Uzmanlık alanımın dışında hazırlık yapmadan konuşamam. Politikacıların da hazırlık yapmadan konuşmasından çok rahatsız olurum. Süleyman Demirel ‘konuşan Türkiye’ sloganını başlatmıştı ya, Türkiye’de de herkes her şeyi konuşuyor. Geçenlerde aileden sorumlu bakanımız “Eşcinsellik bir hastalıktır” demiş. Fikri olmadan konuşanlar da yanlış şeyler söylüyor. Yetkili kişilerin böyle pat diye hazırlıksız konuşmalarını bir tek Türklerde ve bir de Sarkozy’de görüyorum. Orada burada konuşuyor. Amerika Devlet Başkanı’nı merdivenden inerken ya da arabaya binerken konuştuğunu gördünüz mü? Daima bir kürsü vardır ve orada konuşur. Sorulara cevap verir. Herkes bizde bol keseden sallıyor. İçinden çıkılmaz hale geliyor.

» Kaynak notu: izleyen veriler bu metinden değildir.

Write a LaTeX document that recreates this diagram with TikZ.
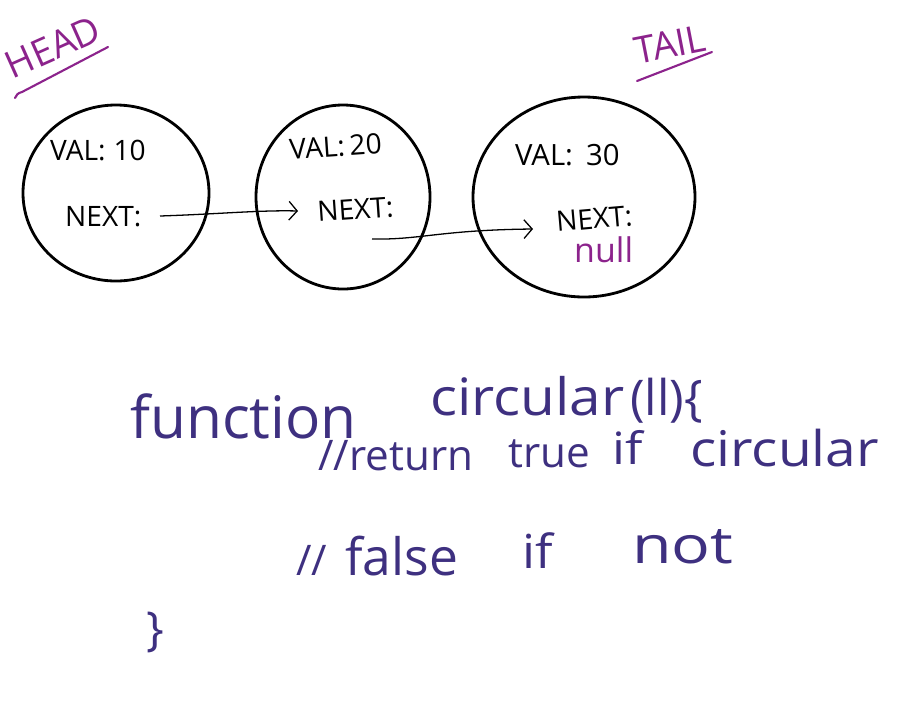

Karşıt görüşler söylenmedi mi?

Öyle konuşanlar da oldu. Mesela Arif Sağ “Tekel işçilerinin çadırlarının kalkması lazım. Buradan çıkınca doğruca oraya gidin ve o çadırı kaldırın” dedi. Bir arkadaş da “Ben size oy vermem ama Ahmet Kaya ve Nazım Hikmet için yaptıklarınızdan dolayı kutluyorum sizi” dedi. Değişik konuşmalar oldu.

Davet edilip de gitmeyen bazı sanatçıların gidenleri eleştirmesine ne diyorsunuz?

Bir kere medeni insanlarız. Her şeyden önce bizim için önemli olan bu ülkenin birliği ve beraberliğidir. Ben gitmem! Çok ayıp. Beni kim davet etse uygunsam giderim, dinlerim. Bu bir vatandaş da olabilir, herhangi bir partinin lideri de. Hiç ayırt etmem.